E quando eu lhe mostrei o filme, ela adorou. Ela nunca planejou nada. Ela não tinha um plano para o que o documentário deveria ser. Ela realmente queria que alguém entrasse, filmasse sua vida e depois fizesse uma história.

Alissa Wilkinson

Há algo de muito reconfortante nessa ideia, de ter alguém para entender sua própria jornada.

Lana Wilson

Acho que muitas estrelas de documentários assim concordam em participar deles porque têm curiosidade sobre a história que vão contar sobre sua vida. Eles querem uma perspectiva externa. Quero dizer, é por isso que vou à terapia. Meu terapeuta está me contando um romance sobre a minha vida, e eu aprendo muito com isso. Eu acho que pode ser semelhante com assuntos de documentários. Eu vi essa pessoa passando por esse capítulo transformacional em sua vida que foi um momento de reflexão e auto-avaliação.

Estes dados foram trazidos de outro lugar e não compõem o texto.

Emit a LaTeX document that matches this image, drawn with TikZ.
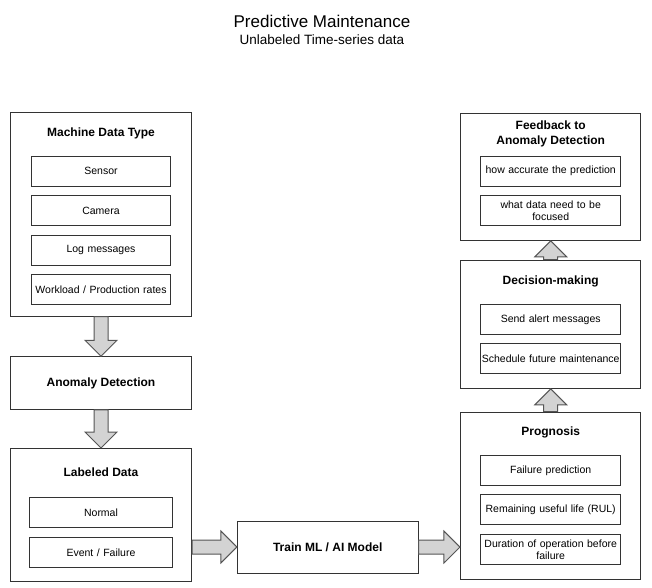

É por isso que eu queria mostrar no filme ela olhando para os diários de infância. Eu queria começar de uma maneira provocativa, onde estamos nos situando na voz interior dela.

Eu queria que o filme começasse de uma maneira que sinalizasse que esse filme seria diferente de outros sobre estrelas pop, fazendo-nos ouvir a voz dela por cima de imagens do auge de sua fama, dizendo: “Eu me tornei a pessoa que todo mundo queria que eu fosse”. Eu sempre soube que queria terminar o filme com ela voltando ao palco, voltando aos olhos do público. Colocando sua arte lá fora – se colocando lá novamente – mas com esse novo autoconhecimento e autoconsciência.

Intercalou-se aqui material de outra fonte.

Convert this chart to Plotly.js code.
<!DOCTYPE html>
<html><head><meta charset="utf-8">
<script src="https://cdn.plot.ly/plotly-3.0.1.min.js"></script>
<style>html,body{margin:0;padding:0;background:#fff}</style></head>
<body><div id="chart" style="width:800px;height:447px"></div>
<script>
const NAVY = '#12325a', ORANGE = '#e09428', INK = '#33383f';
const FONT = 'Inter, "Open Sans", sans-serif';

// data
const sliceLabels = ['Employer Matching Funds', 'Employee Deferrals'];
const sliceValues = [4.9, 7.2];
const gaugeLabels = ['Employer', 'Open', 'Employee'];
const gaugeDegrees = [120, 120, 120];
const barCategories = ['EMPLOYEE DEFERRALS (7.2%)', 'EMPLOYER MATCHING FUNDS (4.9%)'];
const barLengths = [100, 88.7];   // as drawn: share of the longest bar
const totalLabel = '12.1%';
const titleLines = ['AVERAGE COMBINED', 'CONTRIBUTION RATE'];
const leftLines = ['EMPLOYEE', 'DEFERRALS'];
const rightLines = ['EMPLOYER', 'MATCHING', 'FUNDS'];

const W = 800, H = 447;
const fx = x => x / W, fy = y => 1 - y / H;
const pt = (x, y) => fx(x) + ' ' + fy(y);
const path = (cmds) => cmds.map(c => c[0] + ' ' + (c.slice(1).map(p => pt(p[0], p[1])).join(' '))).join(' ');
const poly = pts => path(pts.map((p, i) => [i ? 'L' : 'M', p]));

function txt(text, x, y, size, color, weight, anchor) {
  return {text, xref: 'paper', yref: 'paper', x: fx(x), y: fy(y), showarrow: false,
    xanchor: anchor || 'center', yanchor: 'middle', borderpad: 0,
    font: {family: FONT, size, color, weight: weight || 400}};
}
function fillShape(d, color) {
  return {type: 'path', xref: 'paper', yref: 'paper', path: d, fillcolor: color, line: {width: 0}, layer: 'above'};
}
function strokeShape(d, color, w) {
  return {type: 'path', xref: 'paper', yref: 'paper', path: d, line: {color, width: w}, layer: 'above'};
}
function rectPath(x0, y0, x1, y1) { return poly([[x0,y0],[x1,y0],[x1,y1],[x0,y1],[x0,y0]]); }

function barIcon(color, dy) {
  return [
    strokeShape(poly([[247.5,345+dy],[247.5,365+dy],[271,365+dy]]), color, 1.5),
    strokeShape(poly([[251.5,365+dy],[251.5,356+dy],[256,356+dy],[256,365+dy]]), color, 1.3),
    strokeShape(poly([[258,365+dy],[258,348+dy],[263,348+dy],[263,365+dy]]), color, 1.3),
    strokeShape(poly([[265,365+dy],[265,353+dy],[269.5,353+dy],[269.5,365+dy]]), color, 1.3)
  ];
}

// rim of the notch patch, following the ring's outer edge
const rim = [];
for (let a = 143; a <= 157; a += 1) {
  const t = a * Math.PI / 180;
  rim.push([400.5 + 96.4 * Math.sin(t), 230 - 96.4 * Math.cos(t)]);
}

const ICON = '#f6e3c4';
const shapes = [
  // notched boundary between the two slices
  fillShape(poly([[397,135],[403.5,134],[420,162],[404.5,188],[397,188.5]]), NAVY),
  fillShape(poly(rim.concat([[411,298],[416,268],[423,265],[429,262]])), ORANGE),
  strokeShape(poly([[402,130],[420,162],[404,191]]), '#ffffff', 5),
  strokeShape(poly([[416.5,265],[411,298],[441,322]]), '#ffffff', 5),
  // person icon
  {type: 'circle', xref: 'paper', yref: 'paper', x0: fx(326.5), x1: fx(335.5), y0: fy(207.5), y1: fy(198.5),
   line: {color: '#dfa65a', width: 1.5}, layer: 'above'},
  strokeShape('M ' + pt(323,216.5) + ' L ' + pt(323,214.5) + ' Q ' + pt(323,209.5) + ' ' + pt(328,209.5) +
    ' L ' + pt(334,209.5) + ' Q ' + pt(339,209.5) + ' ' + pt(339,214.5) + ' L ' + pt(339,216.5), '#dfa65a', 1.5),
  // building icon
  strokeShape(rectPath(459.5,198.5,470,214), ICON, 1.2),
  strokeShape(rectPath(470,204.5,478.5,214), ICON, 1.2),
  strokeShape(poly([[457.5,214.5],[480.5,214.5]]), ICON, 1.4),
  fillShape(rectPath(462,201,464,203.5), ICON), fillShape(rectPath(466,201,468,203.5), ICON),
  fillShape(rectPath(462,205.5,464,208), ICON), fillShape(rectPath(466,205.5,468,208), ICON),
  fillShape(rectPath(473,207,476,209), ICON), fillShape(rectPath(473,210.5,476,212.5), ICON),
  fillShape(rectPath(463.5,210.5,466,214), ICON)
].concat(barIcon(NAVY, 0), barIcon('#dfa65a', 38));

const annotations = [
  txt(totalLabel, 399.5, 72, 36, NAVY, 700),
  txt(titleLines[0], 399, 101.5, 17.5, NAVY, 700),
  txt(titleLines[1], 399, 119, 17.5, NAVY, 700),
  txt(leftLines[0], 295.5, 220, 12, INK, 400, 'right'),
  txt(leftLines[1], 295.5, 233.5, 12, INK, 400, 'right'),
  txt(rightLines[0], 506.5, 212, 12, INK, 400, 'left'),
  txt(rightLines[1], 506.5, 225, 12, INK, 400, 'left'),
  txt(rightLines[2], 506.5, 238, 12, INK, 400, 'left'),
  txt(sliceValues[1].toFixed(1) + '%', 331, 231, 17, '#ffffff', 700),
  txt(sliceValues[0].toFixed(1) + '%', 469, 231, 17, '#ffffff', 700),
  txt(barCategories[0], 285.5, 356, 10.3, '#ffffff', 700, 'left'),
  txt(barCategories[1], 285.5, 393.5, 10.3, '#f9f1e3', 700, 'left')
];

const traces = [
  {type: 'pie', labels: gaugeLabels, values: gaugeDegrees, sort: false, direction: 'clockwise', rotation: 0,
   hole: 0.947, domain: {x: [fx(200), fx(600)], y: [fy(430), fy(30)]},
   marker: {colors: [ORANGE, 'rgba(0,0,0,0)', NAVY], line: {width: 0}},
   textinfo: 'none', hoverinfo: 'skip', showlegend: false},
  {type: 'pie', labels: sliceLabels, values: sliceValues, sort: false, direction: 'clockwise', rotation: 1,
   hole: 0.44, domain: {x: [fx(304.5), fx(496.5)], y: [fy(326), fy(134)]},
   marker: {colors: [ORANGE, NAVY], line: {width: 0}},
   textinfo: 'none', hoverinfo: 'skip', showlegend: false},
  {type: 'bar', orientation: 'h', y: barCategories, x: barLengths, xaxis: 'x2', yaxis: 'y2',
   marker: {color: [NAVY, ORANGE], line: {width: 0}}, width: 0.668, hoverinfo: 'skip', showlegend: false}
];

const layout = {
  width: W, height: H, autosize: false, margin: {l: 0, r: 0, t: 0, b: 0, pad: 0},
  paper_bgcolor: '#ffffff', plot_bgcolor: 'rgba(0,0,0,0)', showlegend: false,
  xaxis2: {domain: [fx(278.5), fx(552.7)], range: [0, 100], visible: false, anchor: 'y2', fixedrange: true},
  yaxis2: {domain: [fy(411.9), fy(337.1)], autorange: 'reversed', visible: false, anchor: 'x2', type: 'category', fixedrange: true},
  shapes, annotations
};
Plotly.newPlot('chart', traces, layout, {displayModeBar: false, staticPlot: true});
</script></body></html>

Eu acho que é corajoso da parte dela fazer esse documentário, porque ela não é alguém que precisa fazer isso. Ela teve o álbum mais vendido do mundo no ano passado. Mas acho que ela quer se comunicar com as pessoas.

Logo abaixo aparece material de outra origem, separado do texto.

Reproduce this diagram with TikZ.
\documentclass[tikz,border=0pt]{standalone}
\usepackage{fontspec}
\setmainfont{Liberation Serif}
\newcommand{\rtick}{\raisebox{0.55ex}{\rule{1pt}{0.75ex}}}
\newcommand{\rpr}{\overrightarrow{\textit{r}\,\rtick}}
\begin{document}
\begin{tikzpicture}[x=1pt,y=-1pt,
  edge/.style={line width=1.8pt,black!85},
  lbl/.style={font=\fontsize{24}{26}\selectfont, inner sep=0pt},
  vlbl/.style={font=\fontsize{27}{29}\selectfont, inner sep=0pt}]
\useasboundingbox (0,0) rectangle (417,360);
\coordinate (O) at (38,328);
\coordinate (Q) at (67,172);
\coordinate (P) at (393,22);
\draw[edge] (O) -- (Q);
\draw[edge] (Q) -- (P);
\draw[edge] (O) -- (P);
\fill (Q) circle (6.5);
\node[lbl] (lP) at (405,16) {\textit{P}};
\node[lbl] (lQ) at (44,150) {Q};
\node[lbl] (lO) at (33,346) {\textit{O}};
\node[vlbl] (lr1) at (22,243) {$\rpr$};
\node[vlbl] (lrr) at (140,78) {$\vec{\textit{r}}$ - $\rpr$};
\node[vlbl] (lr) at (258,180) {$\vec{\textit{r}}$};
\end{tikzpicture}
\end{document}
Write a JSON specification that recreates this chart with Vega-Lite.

E há tanta coisa que espero que seja reconfortante, inspiradora e relacionável para as pessoas ao compartilhar essa experiência com elas. Mesmo que muito disso sejam experiências difíceis.

Alissa Wilkinson

Acho que as pessoas têm essa ideia de que as pessoas que ficaram famosas quando jovens já nasceram com essa habilidade, de que elas nunca lidam com medo ou dúvida. Miss Americana realmente complica essa narrativa, deixando claro o quanto o medo e a necessidade de agradar tem feito parte da vida dela.

Lana Wilson

Estamos todos tentando ser pessoas confiantes no mundo. Você pode ser uma pessoa criativa colocando seu trabalho lá fora. Ou talvez seja necessário ter uma conversa difícil com sua família que você está evitando, o que também vemos Taylor fazer no filme. Estamos todos tentando encontrar maneiras de sermos fiéis a nós mesmos e sermos pessoas confiantes, mas todos inevitavelmente temos inseguranças e desafios. Eu queria mostrar toda essa contradição e complexidade neste filme.

Miss Americana abriu o Sundance Film Festival em 23 de janeiro e estreia na Netflix em 31 de janeiro.

Entrevista publicada pela Vox e traduzida pela equipe TSBR.